Wednesday, April 17, 2013

Tarzan 101 | Tarzan at the Earth's Core



Celebrating Tarzan's 101st anniversary by walking through Scott Tracy Griffin's Tarzan: The Centennial Celebration.

After Tarzan and John Carter, Edgar Rice Burroughs' most recognizable series has to be the Pellucidar saga. He started it in 1913 with At the Earth's Core, which he wrote for the pulp mags after the Tarzan and Carter sequels, The Return of Tarzan and The Gods of Mars. Griffin includes a relatively long chapter on Pellucidar in Tarzan: The Centennial Celebration, tracking the series as well as the whole Hollow Earth concept made popular by the guy who discovered Halley's Comet and of course Jules Verne.

In At the Earth's Core, wealthy mining industrialist David Innes funds a drilling machine invented by a crackpot named Abner Perry. On the machine's first run, the two men wind up stranded in the underground world of Pellucidar, a place populated by prehistoric-like people and creatures including cavefolk, lizard-men, and telepathic pterosaurs. Innes escapes at the end, but is forced to leave behind Perry as well as the beautiful princess Dian he met during his adventures. In the sequel, Pellucidar, Innes returns to the world to rescue his friends.

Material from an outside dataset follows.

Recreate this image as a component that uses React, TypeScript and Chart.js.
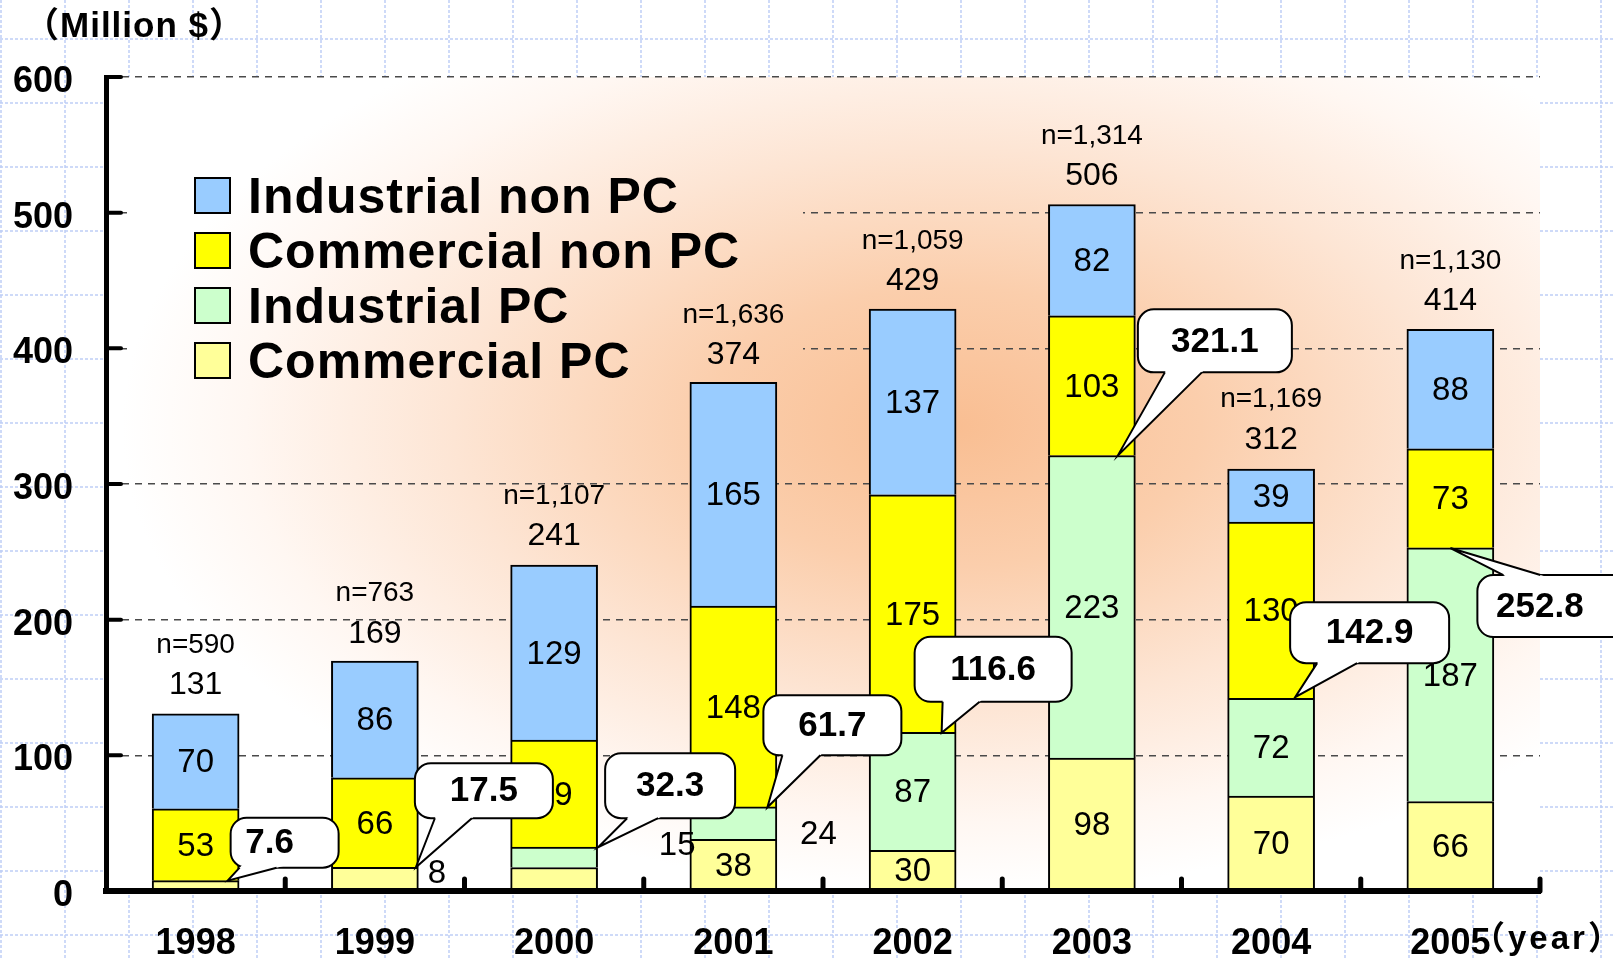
import React, { useEffect, useRef } from 'react';
import { Chart, registerables } from 'chart.js';

Chart.register(...registerables);

// ---------------- data ----------------
const years = ['1998', '1999', '2000', '2001', '2002', '2003', '2004', '2005'];
const commercialPC = [7.6, 17.5, 17.3, 38, 30, 98, 70, 66];
const industrialPC = [0, 0, 15, 24, 87, 223, 72, 187];
const commercialNonPC = [53, 66, 79, 148, 175, 103, 130, 73];
const industrialNonPC = [70, 86, 129, 165, 137, 82, 39, 88];
const totals = [131, 169, 241, 374, 429, 506, 312, 414];
const pcTotals = [7.6, 17.5, 32.3, 61.7, 116.6, 321.1, 142.9, 252.8];
const sampleSizes = ['n=590', 'n=763', 'n=1,107', 'n=1,636', 'n=1,059', 'n=1,314', 'n=1,169', 'n=1,130'];
const outsideLabels = ['', '8', '15', '24', '', '', '', ''];
const yAxisTitle = '（Million $）';
const xAxisTitle = '（year）';

// ---------------- layout / style ----------------
const W = 1613;
const H = 960;
const FONT = '"Liberation Sans", Arial, sans-serif';
const CJK = '"Liberation Sans", "Noto Sans CJK JP", sans-serif';

const COLORS = {
  industrialNonPC: '#99CCFF',
  commercialNonPC: '#FFFF00',
  industrialPC: '#CCFFCC',
  commercialPC: '#FFFF99',
};

// callout geometry relative to the tip (tip = bar centre + tipDx, value pcTotals)
const CALLOUTS = [
  { tipDx: 32, bx: 3, by: -63, w: 108, h: 50, b0: 9, b1: 46, side: 'bottom', tdx: -15 },
  { tipDx: 41, bx: -1, by: -104, w: 138, h: 55, b0: 20, b1: 57, side: 'bottom', tdx: 0 },
  { tipDx: 44, bx: 7, by: -94, w: 130, h: 65, b0: 22, b1: 53, side: 'bottom', tdx: 0 },
  { tipDx: 34, bx: -4, by: -112, w: 138, h: 60, b0: 19, b1: 57, side: 'bottom', tdx: 0 },
  { tipDx: 29, bx: -27, by: -96, w: 157, h: 65, b0: 28, b1: 65, side: 'bottom', tdx: 0 },
  { tipDx: 26, bx: 20, by: -146, w: 154, h: 63, b0: 27, b1: 64, side: 'bottom', tdx: 0 },
  { tipDx: 24, bx: -5, by: -95, w: 159, h: 61, b0: 27, b1: 67, side: 'bottom', tdx: 0 },
  { tipDx: 0, bx: 27, by: 27, w: 163, h: 62, b0: 26, b1: 63, side: 'top', tdx: -19 },
];

const OUTSIDE_POS = [null, { dx: 62, dy: -17 }, { dx: 123, dy: -45 }, { dx: 85, dy: -56 }, null, null, null, null];

const LEGEND_BOX = { x: 127, y: 160, w: 676, h: 232 };

function fillGradient(ctx: CanvasRenderingContext2D, area: any, clip: { x: number; y: number; w: number; h: number }) {
  ctx.save();
  ctx.beginPath();
  ctx.rect(clip.x, clip.y, clip.w, clip.h);
  ctx.clip();
  const cx = area.left + (area.right - area.left) * 0.59;
  const cy = area.top + (area.bottom - area.top) * 0.43;
  ctx.translate(cx, cy);
  ctx.scale(1, 0.56);
  const R = 830;
  const g = ctx.createRadialGradient(0, 0, 0, 0, 0, R);
  g.addColorStop(0, '#F9BE92');
  g.addColorStop(0.3, '#FBCEAC');
  g.addColorStop(0.6, '#FDE5D4');
  g.addColorStop(0.85, '#FFF7F2');
  g.addColorStop(1, '#FFFFFF');
  ctx.fillStyle = g;
  ctx.fillRect(-4000, -4000, 8000, 8000);
  ctx.restore();
}

function drawCallout(ctx: CanvasRenderingContext2D, tipX: number, tipY: number, c: any, text: string) {
  const bx = tipX + c.bx;
  const by = tipY + c.by;
  ctx.save();
  ctx.lineWidth = 2;
  ctx.strokeStyle = '#000';
  ctx.fillStyle = '#fff';
  ctx.beginPath();
  (ctx as any).roundRect(bx, by, c.w, c.h, 16);
  ctx.fill();
  ctx.stroke();
  const baseY = c.side === 'bottom' ? by + c.h : by;
  const p0 = { x: bx + c.b0, y: baseY };
  const p1 = { x: bx + c.b1, y: baseY };
  const ext = (p: any) => {
    const dy = p.y - tipY;
    const k = 1 + 4 / Math.abs(dy);
    return { x: tipX + (p.x - tipX) * k, y: tipY + dy * k };
  };
  const e0 = ext(p0);
  const e1 = ext(p1);
  ctx.beginPath();
  ctx.moveTo(tipX, tipY);
  ctx.lineTo(e0.x, e0.y);
  ctx.lineTo(e1.x, e1.y);
  ctx.closePath();
  ctx.fill();
  ctx.beginPath();
  ctx.moveTo(p0.x, p0.y);
  ctx.lineTo(tipX, tipY);
  ctx.lineTo(p1.x, p1.y);
  ctx.stroke();
  ctx.fillStyle = '#000';
  ctx.font = `bold 35px ${FONT}`;
  ctx.textAlign = 'center';
  ctx.textBaseline = 'middle';
  ctx.fillText(text, bx + c.w / 2 + c.tdx, by + c.h / 2 + 1);
  ctx.restore();
}

const customPlugin = {
  id: 'custom',
  beforeDraw(chart: any) {
    const ctx: CanvasRenderingContext2D = chart.ctx;
    const area = chart.chartArea;
    ctx.save();
    ctx.fillStyle = '#fff';
    ctx.fillRect(0, 0, W, H);
    ctx.strokeStyle = 'rgba(190, 205, 245, 0.75)';
    ctx.lineWidth = 2;
    ctx.setLineDash([3, 2]);
    for (let x = 1; x < W; x += 64) {
      ctx.beginPath();
      ctx.moveTo(x, 0);
      ctx.lineTo(x, H);
      ctx.stroke();
    }
    for (let y = 39; y < H; y += 64) {
      ctx.beginPath();
      ctx.moveTo(0, y);
      ctx.lineTo(W, y);
      ctx.stroke();
    }
    ctx.restore();
    fillGradient(ctx, area, { x: area.left, y: area.top, w: area.right - area.left, h: area.bottom - area.top });
  },
  beforeDatasetsDraw(chart: any) {
    const ctx: CanvasRenderingContext2D = chart.ctx;
    const area = chart.chartArea;
    fillGradient(ctx, area, LEGEND_BOX);
    // legend
    const ds = chart.data.datasets.slice().reverse();
    ctx.save();
    ds.forEach((d: any, k: number) => {
      const cy = 195 + k * 55;
      ctx.fillStyle = d.backgroundColor;
      ctx.fillRect(195, cy - 17, 35, 35);
      ctx.lineWidth = 2;
      ctx.strokeStyle = '#000';
      ctx.strokeRect(195, cy - 17, 35, 35);
      ctx.fillStyle = '#000';
      ctx.font = `bold 50px ${FONT}`;
      (ctx as any).letterSpacing = '1px';
      ctx.textAlign = 'left';
      ctx.textBaseline = 'alphabetic';
      ctx.fillText(d.label, 248, cy + 18);
    });
    ctx.restore();
  },
  afterDatasetsDraw(chart: any) {
    const ctx: CanvasRenderingContext2D = chart.ctx;
    const yScale = chart.scales.y;
    const xScale = chart.scales.x;
    ctx.save();
    ctx.fillStyle = '#000';
    ctx.textAlign = 'center';
    ctx.textBaseline = 'middle';
    // segment labels
    ctx.font = `33px ${FONT}`;
    chart.data.datasets.forEach((d: any, di: number) => {
      const meta = chart.getDatasetMeta(di);
      d.data.forEach((v: number, i: number) => {
        if (!v || v < 25) return;
        const el = meta.data[i];
        ctx.fillText(String(Math.round(v)), el.x, (el.y + el.base) / 2 + 2);
      });
    });
    // outside labels
    outsideLabels.forEach((t, i) => {
      const p = OUTSIDE_POS[i];
      if (!t || !p) return;
      ctx.fillText(t, xScale.getPixelForValue(i) + p.dx, yScale.getPixelForValue(0) + p.dy);
    });
    // totals and n
    totals.forEach((t, i) => {
      const x = xScale.getPixelForValue(i);
      const y = yScale.getPixelForValue(t);
      ctx.font = `32px ${FONT}`;
      ctx.fillText(String(t), x, y - 28);
      ctx.font = `28px ${FONT}`;
      ctx.fillText(sampleSizes[i], x, y - 68);
    });
    ctx.restore();
    // callouts
    pcTotals.forEach((v, i) => {
      const c = CALLOUTS[i];
      const tipX = xScale.getPixelForValue(i) + c.tipDx;
      const tipY = yScale.getPixelForValue(v);
      drawCallout(ctx, tipX, tipY, c, v.toFixed(1));
    });
  },
  afterDraw(chart: any) {
    const ctx: CanvasRenderingContext2D = chart.ctx;
    const yScale = chart.scales.y;
    const xScale = chart.scales.x;
    const area = chart.chartArea;
    ctx.save();
    ctx.strokeStyle = '#000';
    ctx.lineCap = 'round';
    // y ticks (inward)
    ctx.lineWidth = 4;
    yScale.ticks.forEach((t: any) => {
      if (t.value === 0) return;
      const y = yScale.getPixelForValue(t.value);
      ctx.beginPath();
      ctx.moveTo(area.left, y);
      ctx.lineTo(area.left + 15, y);
      ctx.stroke();
    });
    // x ticks (inward) at category boundaries
    ctx.lineWidth = 5;
    for (let i = 1; i <= years.length; i++) {
      const x = i < years.length
        ? (xScale.getPixelForValue(i - 1) + xScale.getPixelForValue(i)) / 2
        : area.right;
      ctx.beginPath();
      ctx.moveTo(x, area.bottom);
      ctx.lineTo(x, area.bottom - 12);
      ctx.stroke();
    }
    // titles
    ctx.fillStyle = '#000';
    ctx.textBaseline = 'alphabetic';
    ctx.textAlign = 'left';
    ctx.font = `bold 35px ${CJK}`;
    (ctx as any).letterSpacing = '1px';
    ctx.fillText(yAxisTitle, 24, 37);
    ctx.font = `bold 33px ${CJK}`;
    (ctx as any).letterSpacing = '3px';
    ctx.fillText(xAxisTitle, 1472, 949);
    ctx.restore();
  },
};

const datasetBase = { borderColor: '#000', borderWidth: 2, barThickness: 87, borderSkipped: 'start' as const };

export default function App() {
  const ref = useRef<HTMLCanvasElement>(null);
  useEffect(() => {
    document.body.style.margin = '0';
    const chart = new Chart(ref.current as HTMLCanvasElement, {
      type: 'bar',
      data: {
        labels: years,
        datasets: [
          { ...datasetBase, label: 'Commercial PC', data: commercialPC, backgroundColor: COLORS.commercialPC },
          { ...datasetBase, label: 'Industrial PC', data: industrialPC, backgroundColor: COLORS.industrialPC },
          { ...datasetBase, label: 'Commercial non PC', data: commercialNonPC, backgroundColor: COLORS.commercialNonPC },
          { ...datasetBase, label: 'Industrial non PC', data: industrialNonPC, backgroundColor: COLORS.industrialNonPC },
        ],
      },
      options: {
        animation: false,
        responsive: false,
        devicePixelRatio: 1,
        layout: { padding: { left: 0, top: 77, right: 73, bottom: 0 } },
        plugins: { legend: { display: false }, tooltip: { enabled: false } },
        scales: {
          x: {
            stacked: true,
            grid: { display: false, drawTicks: false },
            border: { display: true, color: '#000', width: 6, z: 1 },
            ticks: { color: '#000', font: { family: FONT, size: 36, weight: 'bold' }, padding: 31, maxRotation: 0, autoSkip: false },
            afterFit: (s: any) => { s.height = 69; },
          },
          y: {
            stacked: true,
            min: 0,
            max: 600,
            grid: {
              drawTicks: false,
              lineWidth: 1.5,
              color: (c: any) => (c.tick && c.tick.value === 0 ? 'rgba(0,0,0,0)' : '#4a4a4a'),
            },
            border: { display: true, color: '#000', width: 5, z: 1, dash: [7, 6] },
            ticks: { stepSize: 100, color: '#000', font: { family: FONT, size: 36, weight: 'bold' }, padding: 33, labelOffset: 5 },
            afterFit: (s: any) => { s.width = 106; },
          },
        },
      },
      plugins: [customPlugin],
    } as any);
    return () => chart.destroy();
  }, []);
  return (
    <div style={{ position: 'absolute', left: 0, top: 0, width: W, height: H }}>
      <canvas ref={ref} width={W} height={H} style={{ width: W, height: H, display: 'block' }} />
    </div>
  );
}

After Tarzan and the Lost Empire, Burroughs wanted to tie Tarzan into the world of Pellucidar, but before he wrote Tarzan at the Earth's Core, he wrote another Pellucidar novel, Tanar of Pellucidar to get the setting ready for the ape-man's arrival. In Tanar, an inventor named Jason Gridley discovers a new radio frequency that's hosting Abner Perry's distress calls from Pellucidar. Gridley doesn't make it to the Earth's core until he teams up with Tarzan, so the bulk of Tanar is about what Gridley learns from the broadcast: that through a series of adventures Innes and his caveman friend Tanar had been captured by pirates, but that Tanar escaped to let Perry know what was going on.

In Tarzan at the Earth's Core, Gridley recruits Tarzan to help him rescue Innes. Because Burroughs had been told by a bookstore employee that books with aircraft on the covers were popular sellers, the author had Gridley and Tarzan take a zeppelin to Pellucidar. Burroughs was mostly foiled in his plan though by cover artist J. Allen St. John, who rightly preferred a cover scene of Tarzan fighting some gorilla-men. But St. John did put a monoplane on the back cover (seen at the top of this post), so hopefully they got a few extra sales out of that.

Griffin covers the rest of the Pellucidar series, which includes seven Burroughs novels and one, authorized sequel from the '70s, Mahars of Pellucidar by John Eric Holmes. And because Tarzan takes a group of Waziri warriors with him on the rescue mission, Griffin also takes the opportunity to include a chapter on Tarzan's history with the fictional tribe and the use of natives in general in the Tarzan stories.

1 comment:

Mike D. said...

I have this book....I bought it in 1990 at at the student bookstore at SUNY ( State University of New York ) OLD WESTBURY. It is a great novel.